Nevada Secretary of State Barbara Cegavske
Nevada Secretary of State Barbara Cegavske on the first day of the 81st session of the Nevada Legislature in Carson City on Monday, Feb. 1, 2021. (David Calvert/The Nevada Independent)

“On March 4, 2021, members of the Nevada GOP…delivered four boxes to the Capitol building in Carson City,” she said in a letter to the Republicans. “Over the following weeks, the elections staff inventoried and labeled the boxes and their contents and investigated the accompanying allegations of voter fraud. This consumed more than 125 hours of staff time.”

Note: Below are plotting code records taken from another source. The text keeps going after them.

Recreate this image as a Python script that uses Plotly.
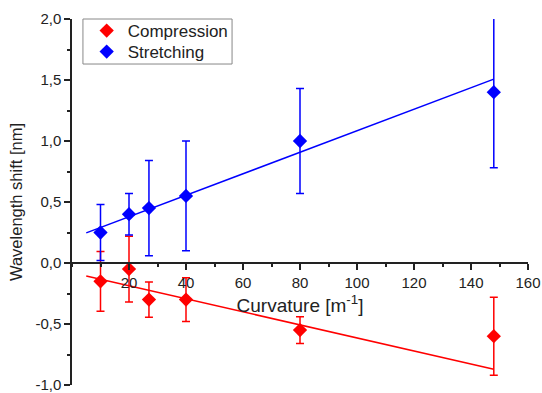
import plotly.graph_objects as go

# ---- data ----
curvature = [10, 20, 27, 40, 80, 148]

stretch_shift = [0.25, 0.40, 0.45, 0.55, 1.00, 1.40]
stretch_err = [0.23, 0.17, 0.39, 0.45, 0.43, 0.62]

compress_shift = [-0.15, -0.05, -0.30, -0.30, -0.55, -0.60]
compress_err = [0.245, 0.27, 0.145, 0.18, 0.11, 0.32]

fit_x = [5, 148]
stretch_fit = (0.203, 0.00881)    # intercept, slope
compress_fit = (-0.080, -0.00534)  # intercept, slope

x_tickvals = [20, 40, 60, 80, 100, 120, 140, 160]
x_ticktext = ["20", "40", "60", "80", "100", "120", "140", "160"]
y_tickvals = [-1.0, -0.5, 0.0, 0.5, 1.0, 1.5, 2.0]
y_ticktext = ["-1,0", "-0,5", "0,0", "0,5", "1,0", "1,5", "2,0"]

RED = "#FF0000"
BLUE = "#0000FF"
INK = "#222222"

fig = go.Figure()

# fit lines
fig.add_trace(go.Scatter(
    x=fit_x, y=[compress_fit[0] + compress_fit[1] * v for v in fit_x],
    mode="lines", line=dict(color=RED, width=1.5), showlegend=False, hoverinfo="skip"))
fig.add_trace(go.Scatter(
    x=fit_x, y=[stretch_fit[0] + stretch_fit[1] * v for v in fit_x],
    mode="lines", line=dict(color=BLUE, width=1.5), showlegend=False, hoverinfo="skip"))

# data points
fig.add_trace(go.Scatter(
    x=curvature, y=compress_shift, name="Compression", mode="markers", cliponaxis=False,
    marker=dict(symbol="diamond", size=11, color=RED), legend="legend",
    error_y=dict(type="data", array=compress_err, color=RED, thickness=1.5, width=4)))
fig.add_trace(go.Scatter(
    x=curvature, y=stretch_shift, name="Stretching", mode="markers", cliponaxis=False,
    marker=dict(symbol="diamond", size=11, color=BLUE), legend="legend2",
    error_y=dict(type="data", array=stretch_err, color=BLUE, thickness=1.5, width=4)))

axis_font = dict(family="Arial, Liberation Sans, sans-serif", size=15, color=INK)
legend_common = dict(xanchor="left", yanchor="top", borderwidth=0, bgcolor="rgba(0,0,0,0)",
                     font=dict(size=17, color=INK), itemwidth=32, tracegroupgap=0)

fig.update_layout(
    width=542, height=393,
    margin=dict(l=72, r=14, t=19, b=8),
    paper_bgcolor="white", plot_bgcolor="white",
    font=dict(family="Arial, Liberation Sans, sans-serif", color=INK),
    showlegend=True,
    legend=dict(x=0.03, y=1.0164, **legend_common),
    legend2=dict(x=0.03, y=0.959, **legend_common),
    shapes=[dict(type="rect", xref="paper", yref="paper",
                 x0=0.024, x1=0.351, y0=0.877, y1=1.0,
                 line=dict(color="#888888", width=1), layer="below")],
    xaxis=dict(
        range=[0, 160], anchor="free", position=1/3, automargin=False,
        showline=True, linecolor=INK, linewidth=1.5,
        ticks="outside", ticklen=6, tickwidth=1.5, tickcolor=INK,
        tickmode="array", tickvals=x_tickvals, ticktext=x_ticktext,
        tickfont=axis_font, showgrid=False, zeroline=False, ticklabeloverflow="allow",
        minor=dict(dtick=10, tick0=0, ticklen=3, tickwidth=1.5, tickcolor=INK, ticks="outside", showgrid=False),
        title=dict(text="Curvature [m<sup>-1</sup>]", font=dict(size=19, color=INK), standoff=8),
    ),
    yaxis=dict(
        range=[-1.0, 2.0], automargin=False,
        showline=True, linecolor=INK, linewidth=1.5,
        ticks="outside", ticklen=6, tickwidth=1.5, tickcolor=INK,
        tickmode="array", tickvals=y_tickvals, ticktext=y_ticktext,
        tickfont=axis_font, showgrid=False, zeroline=False, ticklabeloverflow="allow",
        minor=dict(dtick=0.25, tick0=0, ticklen=3, tickwidth=1.5, tickcolor=INK, ticks="outside", showgrid=False),
        title=dict(text="Wavelength shift [nm]", font=dict(size=16.5, color=INK), standoff=9),
    ),
)

fig.write_html("out.html")
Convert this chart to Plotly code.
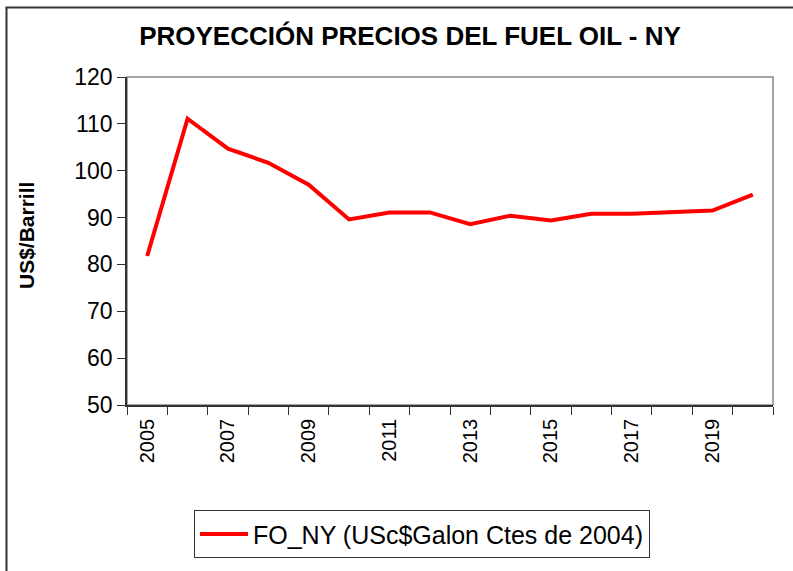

Although the Republicans said there were more than 122,000 records to support their fraud allegations, Cegasvke’s office found less than 4,000 records that were identified as “Elections Integrity Violation Reports (EIVRs). Our investigation into these documents revealed that some incidents were already under investigation. These involved discrete, readily verifiable events.”

Some cases of alleged double voting were referred to law enforcement or local registrars of voters for address verification. Many allegations of impropriety, such as out of state voters voting in Nevada, can be explained, Cegavske said, by simple situations involving address changes, deaths or permanent versus temporary residencies — college students attending schools out of state, for example.

“There are reasons why a Nevada-registered voter may permanently or temporarily live out of state, including to attend college or to satisfy military orders,” Cegasvke’s report said. “This request to verify the Nevada residency of more than 15,000 individuals is unreasonable, as it is not likely to lead to the discovery of evidence of a crime or a violation of Nevada election law.”

Cegavske, a Republican who was recently censured by Nevada Republicans for allegedly failing to uphold voter fraud allegations, said evidence was scant in support of their claims.

“While the NVGOP raises policy concerns about the integrity of mail-in voting, automatic voter registration, and same-day voter registration, these concerns do not amount to evidentiary support for the contention that the 2020 general election was plagued by widespread voter fraud,” she said.

In response to getting censured by the GOP, she responded:

“My job is to carry out the duties of my office as enacted by the Nevada Legislature, not carry water for the state GOP or put my thumb on the scale of democracy.

“Unfortunately, members of my own party continue to believe the 2020 general election was wrought with fraud — and that somehow I had a part in it — despite a complete lack of evidence to support that belief.”